## The task
Retype the lines beneath this one, from the first through the line containing "const yTicks = [5, 10, 15, 20, 25, 30, 35];". Pictures are left out.

## Information supplied

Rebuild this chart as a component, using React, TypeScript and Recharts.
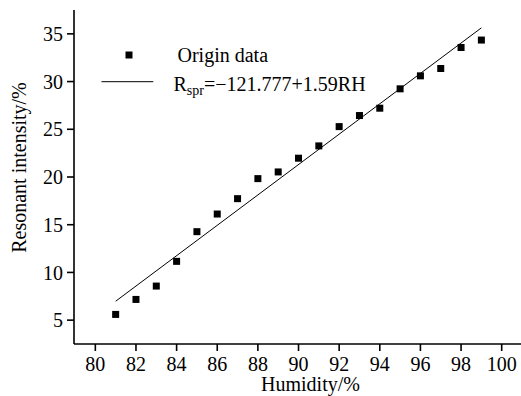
import React from 'react';
import { ScatterChart, Scatter, XAxis, YAxis, Legend } from 'recharts';

const humidity = [81, 82, 83, 84, 85, 86, 87, 88, 89, 90, 91, 92, 93, 94, 95, 96, 97, 98, 99];
const intensity = [5.6, 7.17, 8.57, 11.16, 14.27, 16.12, 17.73, 19.83, 20.53, 21.97, 23.26, 25.28, 26.44, 27.21, 29.24, 30.6, 31.37, 33.57, 34.35];
const fitHumidity = [81, 99];
const fitIntensity = [6.98, 35.63];
const xTicks = [80, 82, 84, 86, 88, 90, 92, 94, 96, 98, 100];
const yTicks = [5, 10, 15, 20, 25, 30, 35];

const points = humidity.map((h, i) => ({ x: h, y: intensity[i] }));
const fit = fitHumidity.map((h, i) => ({ x: h, y: fitIntensity[i] }));

const FONT = 'Liberation Serif';
const textStyle = { fontFamily: FONT, fontSize: 20, fill: '#000' };

const Square = (p: any) => (
  <rect x={p.cx - 3.5} y={p.cy - 3.5} width={7} height={7} fill="#000" />
);

const Empty = () => <g />;

const LegendContent = () => (
  <svg width={521} height={100} style={{ display: 'block' }}>
    <rect x={125.5} y={51.5} width={7} height={7} fill="#000" />
    <text x={177.5} y={62} style={textStyle}>Origin data</text>
    <line x1={101.5} y1={81.7} x2={153.3} y2={81.7} stroke="#000" strokeWidth={1} />
    <text x={173.5} y={91} style={textStyle}>
      R
      <tspan style={{ fontSize: 14 }} dy={4}>spr</tspan>
      <tspan dy={-4}>=−121.777+1.59RH</tspan>
    </text>
  </svg>
);

const YLabel = (props: any) => {
  const vb = props.viewBox || { x: 0, y: 10, width: 74, height: 334 };
  const cx = vb.x + 19;
  const cy = vb.y + vb.height / 2 - 9.5;
  return (
    <text
      x={cx}
      y={cy}
      transform={`rotate(-90 ${cx} ${cy})`}
      textAnchor="middle"
      dominantBaseline="central"
      style={textStyle}
    >
      Resonant intensity/%
    </text>
  );
};

const XLabel = (props: any) => {
  const vb = props.viewBox || { x: 74, y: 344, width: 447, height: 52 };
  const cx = vb.x + vb.width / 2 + 13;
  const y = vb.y + 47;
  return (
    <text x={cx} y={y} textAnchor="middle" style={textStyle}>
      Humidity/%
    </text>
  );
};

export default function App() {
  return (
    <div style={{ position: 'absolute', left: 0, top: 0, width: 521, height: 396, background: '#fff', fontFamily: FONT }}>
      <ScatterChart width={521} height={396} margin={{ top: 10, right: 0, bottom: 0, left: 0 }} style={{ fontFamily: FONT }}>
        <XAxis
          type="number"
          dataKey="x"
          domain={[78.95, 100.95]}
          ticks={xTicks}
          interval={0}
          allowDataOverflow
          height={52}
          tickSize={7}
          tickMargin={6}
          axisLine={{ stroke: '#000', strokeWidth: 1.6 }}
          tickLine={{ stroke: '#000', strokeWidth: 1.6 }}
          tick={{ fill: '#000', fontSize: 20, fontFamily: FONT }}
          label={<XLabel />}
        />
        <YAxis
          type="number"
          dataKey="y"
          domain={[2.5, 37.5]}
          ticks={yTicks}
          interval={0}
          allowDataOverflow
          width={74}
          tickSize={7}
          tickMargin={4}
          axisLine={{ stroke: '#000', strokeWidth: 1.6 }}
          tickLine={{ stroke: '#000', strokeWidth: 1.6 }}
          tick={{ fill: '#000', fontSize: 20, fontFamily: FONT }}
          label={<YLabel />}
        />
        <Legend
          verticalAlign="middle"
          align="center"
          wrapperStyle={{ left: 0, top: 0, width: 521, height: 100 }}
          content={<LegendContent />}
        />
        <Scatter
          data={fit}
          line={{ stroke: '#000', strokeWidth: 1 }}
          shape={<Empty />}
          isAnimationActive={false}
        />
        <Scatter data={points} shape={<Square />} isAnimationActive={false} />
      </ScatterChart>
    </div>
  );
}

## Response
Rebuild this chart as a component, using React, TypeScript and Recharts.
import React from 'react';
import { ScatterChart, Scatter, XAxis, YAxis, Legend } from 'recharts';

const humidity = [81, 82, 83, 84, 85, 86, 87, 88, 89, 90, 91, 92, 93, 94, 95, 96, 97, 98, 99];
const intensity = [5.6, 7.17, 8.57, 11.16, 14.27, 16.12, 17.73, 19.83, 20.53, 21.97, 23.26, 25.28, 26.44, 27.21, 29.24, 30.6, 31.37, 33.57, 34.35];
const fitHumidity = [81, 99];
const fitIntensity = [6.98, 35.63];
const xTicks = [80, 82, 84, 86, 88, 90, 92, 94, 96, 98, 100];
const yTicks = [5, 10, 15, 20, 25, 30, 35];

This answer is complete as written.